As for the story, it was alright.  Like speedracer5, I like Barry Sullivan, by and large.  In this film, he looked considerably younger than he did as the mustachioed characters he played in films in the 50's.  He looks like a pretty rough character at the beginning of "Suspense", but after he shaves and cleans up, he has a boyish look to his face, especially when he smiles and his eyes light up.  While I agree with misswonderly3 that it would have been nice to know what Bonita Granville 'had' on Sullivan to see why he left New York for LA, you could argue the same thing in Alfred Hitchcock's "The Man Who Knew Too Much".  It was asked more than once what Louis Bernard whispered to Jimmy Stewart before he died from the knife sticking out of his back, but the audience never finds out.
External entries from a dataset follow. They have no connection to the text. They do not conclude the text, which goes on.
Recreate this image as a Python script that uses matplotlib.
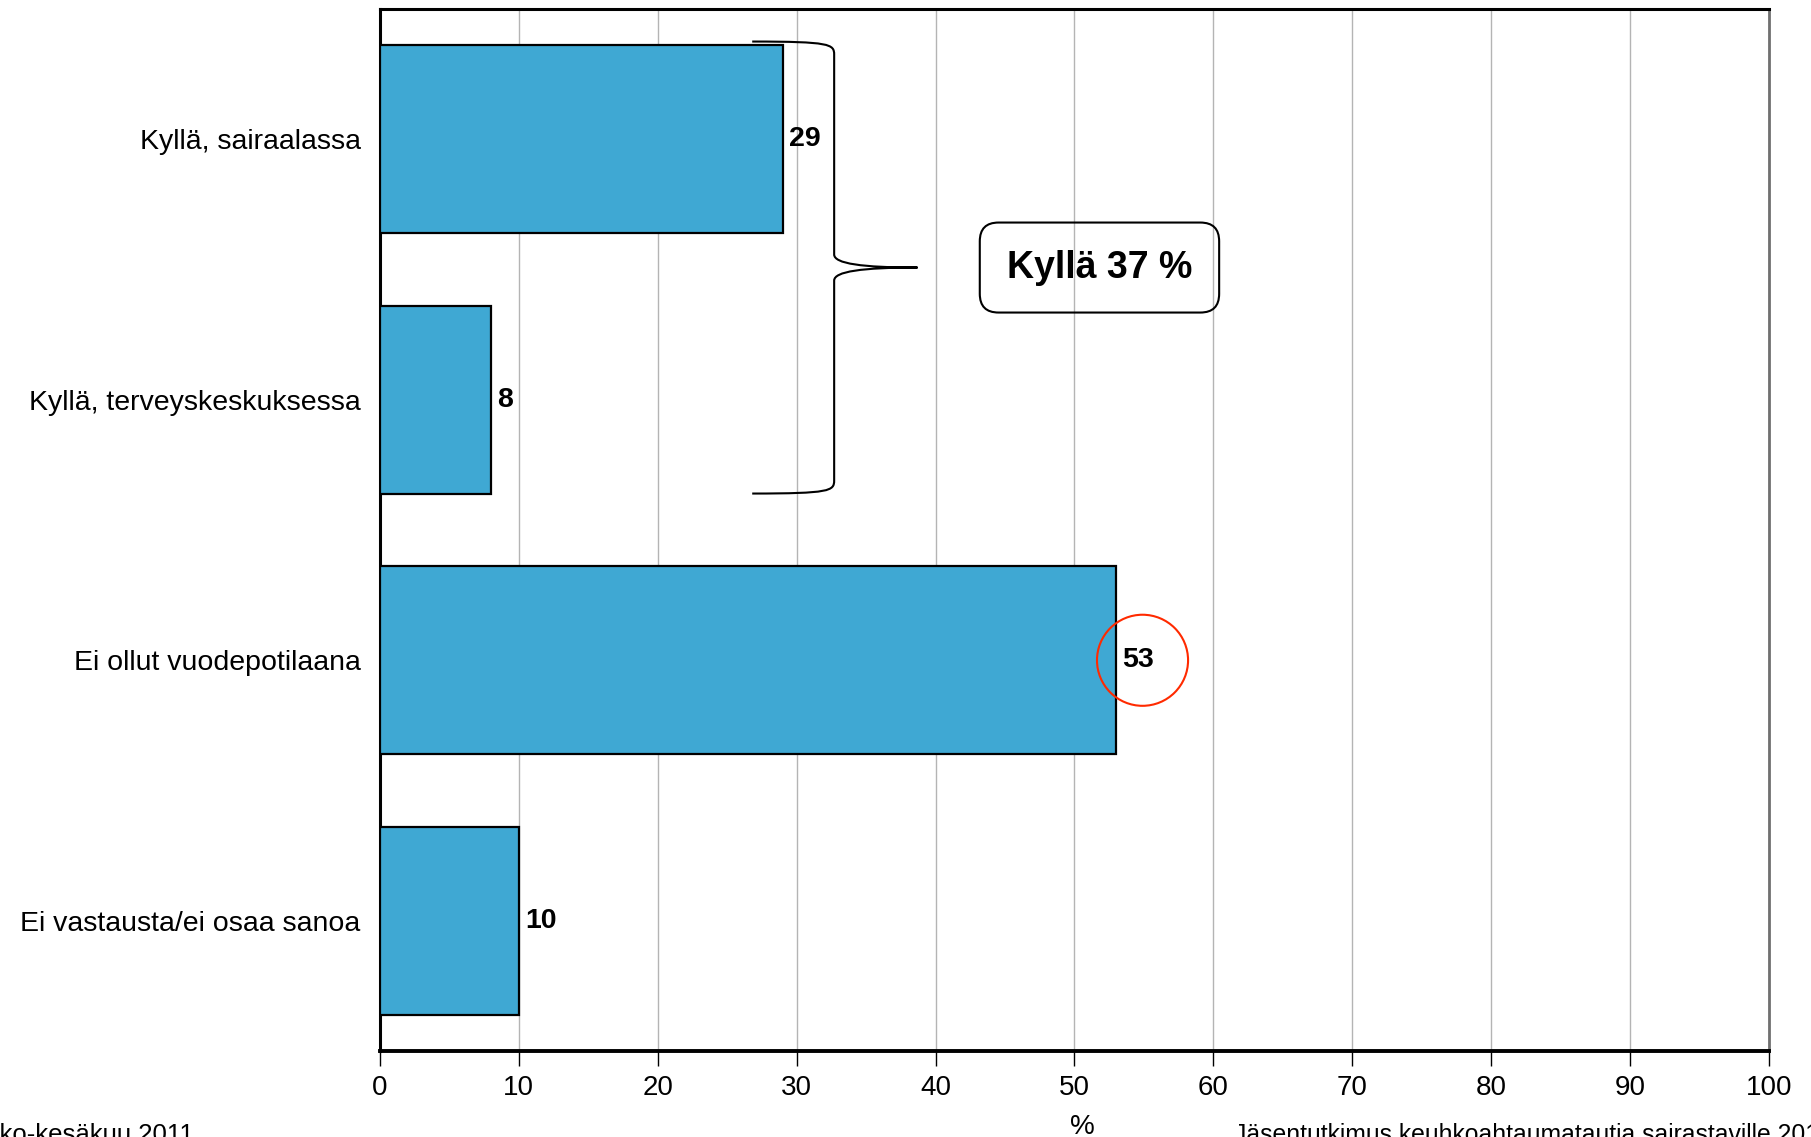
import matplotlib
matplotlib.use("Agg")
import matplotlib.pyplot as plt
from matplotlib.path import Path
from matplotlib.patches import PathPatch

plt.rcParams["font.family"] = ["Liberation Sans", "DejaVu Sans"]

categories = ["Kyllä, sairaalassa", "Kyllä, terveyskeskuksessa",
              "Ei ollut vuodepotilaana", "Ei vastausta/ei osaa sanoa"]
values = [29, 8, 53, 10]
xticks = [0, 10, 20, 30, 40, 50, 60, 70, 80, 90, 100]
summary_text = "Kyllä 37 %"
source_left = "Touko-kesäkuu 2011"
source_right = "Jäsentutkimus keuhkoahtaumatautia sairastaville 2011"

bar_color = "#3fa8d3"
bar_h = 0.72

fig = plt.figure(figsize=(18.11, 11.37), dpi=100)
ax = fig.add_axes([0.2098, 0.0756, 0.767, 0.9165])

ypos = list(range(len(categories)))
ax.barh(ypos, values, height=bar_h, color=bar_color, edgecolor="black",
        linewidth=1.6, zorder=3)

for y, v in zip(ypos, values):
    ax.annotate(str(v), (v, y), xytext=(4.5, 0), textcoords="offset points",
                va="center", ha="left", fontsize=20.5, fontweight="bold", zorder=5)

ax.set_xlim(0, 100)
ax.set_ylim(len(categories) - 0.5, -0.5)
ax.set_xticks(xticks)
ax.set_yticks(ypos)
ax.set_yticklabels(categories, fontsize=20.5)
ax.tick_params(axis="y", length=0, pad=14)
ax.tick_params(axis="x", labelsize=20, length=11, width=1, pad=6, direction="out")
ax.xaxis.grid(True, color="#b4b4b4", linewidth=1, zorder=0)
ax.set_axisbelow(True)

for s in ["left", "top", "bottom"]:
    ax.spines[s].set_color("black")
    ax.spines[s].set_linewidth(2.2)
ax.spines["bottom"].set_linewidth(2.8)
ax.spines["right"].set_color("#707070")
ax.spines["right"].set_linewidth(2)

# curly brace grouping the two "Kyllä" bars
y_top = ypos[0] - bar_h / 2 - 0.015
y_bot = ypos[1] + bar_h / 2
y_mid = (y_top + y_bot) / 2
x0, x1, x2 = 26.8, 32.7, 38.7
d = 0.05
verts = [
    (x0, y_top), (x1 - 0.3, y_top), (x1, y_top + 0.01), (x1, y_top + d),
    (x1, y_mid - d),
    (x1, y_mid - 0.015), (x1 + 2.0, y_mid), (x2, y_mid),
    (x1 + 2.0, y_mid), (x1, y_mid + 0.015), (x1, y_mid + d),
    (x1, y_bot - d),
    (x1, y_bot - 0.01), (x1 - 0.3, y_bot), (x0, y_bot),
]
codes = [Path.MOVETO, Path.CURVE4, Path.CURVE4, Path.CURVE4,
         Path.LINETO,
         Path.CURVE4, Path.CURVE4, Path.CURVE4,
         Path.CURVE4, Path.CURVE4, Path.CURVE4,
         Path.LINETO,
         Path.CURVE4, Path.CURVE4, Path.CURVE4]
ax.add_patch(PathPatch(Path(verts, codes), facecolor="none", edgecolor="black",
                       linewidth=1.5, zorder=4))

ax.text(51.8, y_mid, summary_text, ha="center", va="center", fontsize=27,
        fontweight="bold", zorder=5,
        bbox=dict(boxstyle="round,pad=0.72,rounding_size=0.5", facecolor="none",
                  edgecolor="black", linewidth=1.5))

# red circle around the largest value
ax.scatter([54.9], [ypos[2]], s=4300, facecolors="none", edgecolors="#ff2a00",
           linewidths=1.5, zorder=6)

fig.text(0.5975, 0.003, "%", ha="center", va="baseline", fontsize=20)
fig.text(0.1068, -0.004, source_left, ha="right", va="baseline", fontsize=18.5)
fig.text(0.6815, -0.004, source_right, ha="left", va="baseline", fontsize=17.8)

fig.savefig("out.png", dpi=100)
plt.close(fig)
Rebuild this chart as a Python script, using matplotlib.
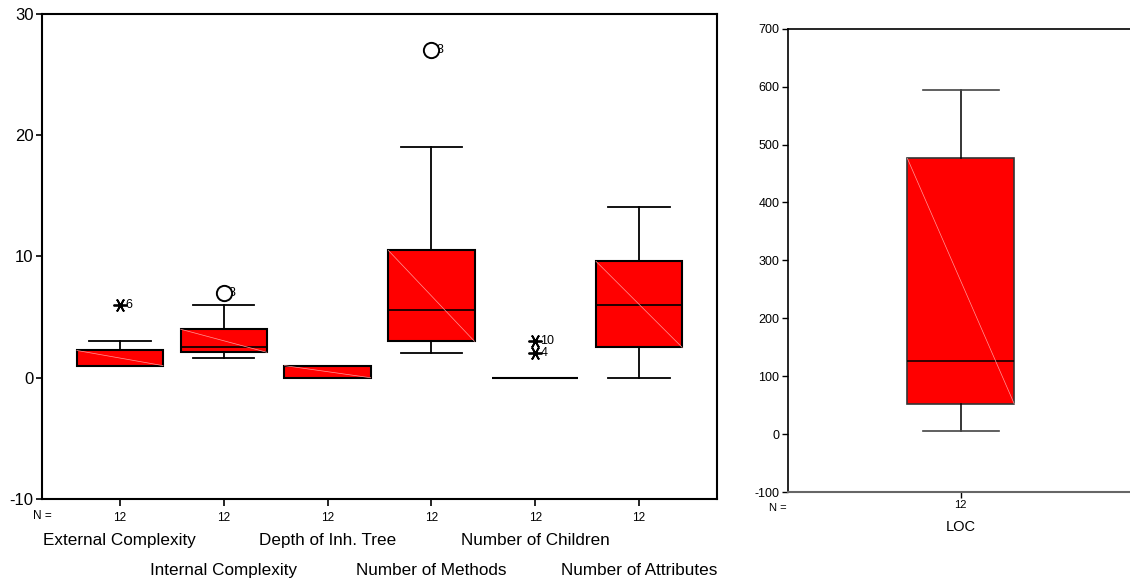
import matplotlib
matplotlib.use("Agg")
import matplotlib.pyplot as plt

plt.rcParams['font.family'] = ['Liberation Sans', 'DejaVu Sans']
plt.rcParams['axes.unicode_minus'] = False

# left panel: six metrics, n = 12 each
names = ["External Complexity", "Internal Complexity", "Depth of Inh. Tree",
         "Number of Methods", "Number of Children", "Number of Attributes"]
n_obs = [12, 12, 12, 12, 12, 12]
q1 = [1.0, 2.1, 0.0, 3.0, 0.0, 2.5]
med = [1.0, 2.5, 1.0, 5.6, 0.0, 6.0]
q3 = [2.25, 4.0, 1.0, 10.5, 0.0, 9.6]
whislo = [1.0, 1.6, 0.0, 2.0, 0.0, 0.0]
whishi = [3.0, 6.0, 1.0, 19.0, 0.0, 14.1]

# outliers: (category index, value, case label)
extremes = [(1, 6.0, "6"), (5, 3.0, "10"), (5, 2.0, "4")]
outliers = [(2, 7.0, "8"), (4, 27.0, "3")]

# right panel: LOC
loc_n = 12
loc_stats = dict(q1=52, med=126, q3=476, whislo=5, whishi=594)

RED = "#ff0000"

fig = plt.figure(figsize=(11.3, 5.82), dpi=100)
ax = fig.add_axes([0.0372, 0.1426, 0.5973, 0.8334])
ax2 = fig.add_axes([0.697, 0.1546, 0.303, 0.7961])

pos = list(range(1, len(names) + 1))
stats = []
for i in range(len(names)):
    stats.append(dict(q1=q1[i], med=med[i], q3=q3[i], whislo=whislo[i],
                      whishi=whishi[i], fliers=[]))

bw = 0.83
ax.bxp(stats, positions=pos, widths=bw, capwidths=0.59, patch_artist=True,
       showfliers=False,
       boxprops=dict(facecolor=RED, edgecolor="black", linewidth=1.5),
       medianprops=dict(color="black", linewidth=1.2),
       whiskerprops=dict(color="black", linewidth=1.3),
       capprops=dict(color="black", linewidth=1.3))

# faint diagonal shading seam inside each box
for i, p in enumerate(pos):
    if q3[i] > q1[i]:
        ax.plot([p - bw / 2, p + bw / 2], [q3[i], q1[i]], color="#ff9a9a",
                lw=0.5, zorder=3)

for c, v, lab in extremes:
    ax.plot(c, v, marker=(6, 2, 90), ms=10, mew=1.3, color="black",
            linestyle="none", zorder=4)
    ax.text(c + 0.05, v, lab, fontsize=9, va="center", ha="left")
for c, v, lab in outliers:
    ax.plot(c, v, marker="o", ms=11, mfc="white", mec="black", mew=1.4,
            linestyle="none", zorder=4)
    ax.text(c + 0.05, v, lab, fontsize=9, va="center", ha="left")

ax.set_xlim(0.25, 6.75)
ax.set_ylim(-10, 30)
ax.set_yticks([-10, 0, 10, 20, 30])
ax.set_xticks(pos)
ax.set_xticklabels([str(n) for n in n_obs], fontsize=8.5)
ax.tick_params(axis="y", labelsize=12, length=4, width=1.2, pad=2)
ax.tick_params(axis="x", length=5, width=1.2, pad=4)
for s in ax.spines.values():
    s.set_linewidth(1.5)

ax.annotate("N =", xy=(0, 0), xycoords="axes fraction", xytext=(0, -17),
            textcoords="offset pixels", ha="center", va="center", fontsize=8.5)
for i, p in enumerate(pos):
    off = -41 if i % 2 == 0 else -71
    ax.annotate(names[i], xy=(p, 0), xycoords=("data", "axes fraction"),
                xytext=(0, off), textcoords="offset pixels",
                ha="center", va="center", fontsize=12.3)

# right panel
lw2 = 0.316
ax2.bxp([dict(fliers=[], **loc_stats)], positions=[1], widths=lw2,
        capwidths=0.225, patch_artist=True, showfliers=False,
        boxprops=dict(facecolor=RED, edgecolor="#333333", linewidth=1.2),
        medianprops=dict(color="black", linewidth=1.1),
        whiskerprops=dict(color="black", linewidth=1.1),
        capprops=dict(color="#444444", linewidth=1.2))
ax2.plot([1 - lw2 / 2, 1 + lw2 / 2], [loc_stats["q3"], loc_stats["q1"]],
         color="#ff9a9a", lw=0.5, zorder=3)
ax2.set_xlim(0.488, 1.5)
ax2.set_ylim(-100, 700)
ax2.set_yticks(range(-100, 701, 100))
ax2.set_xticks([1])
ax2.set_xticklabels([str(loc_n)], fontsize=8)
ax2.tick_params(axis="y", labelsize=9, length=4, width=1, pad=2)
ax2.tick_params(axis="x", length=4, width=1, pad=2)
ax2.spines["right"].set_visible(False)
ax2.spines["bottom"].set_color("#666666")
ax2.spines["bottom"].set_linewidth(1.5)
for k in ("top", "left"):
    ax2.spines[k].set_linewidth(1.2)
ax2.annotate("N =", xy=(0, 0), xycoords="axes fraction", xytext=(-10, -16),
             textcoords="offset pixels", ha="center", va="center", fontsize=8)
ax2.annotate("LOC", xy=(1, 0), xycoords=("data", "axes fraction"),
             xytext=(0, -35), textcoords="offset pixels",
             ha="center", va="center", fontsize=10.5)

fig.savefig("out.png", dpi=100)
I too noticed that Eddie mentioned the strange circumstances surrounding Albert Dekker's death without going into the gory details!  I think someone mentioned on one of these Noir Alley reviews a few weeks ago that they were disappointed that Eddie didn't mention something about someone in his post-picture wrap.  If you think about it, Eddie and the other 4 TCM presenters could easily spend 10-15 minutes before AND after each picture giving us interesting tidbits about any film shown, whether it's about the actor or actress, the director, the studio, or the author of the original source material, etc.  As it is, I'm OK with them leaving some things out of their wrap-around comments, so they'll have something to talk about during future screenings of the films.

But in The Man Who Knew Too Much, the audience DOES hear what Louis Bernard says to Stewart. The film was just on last week.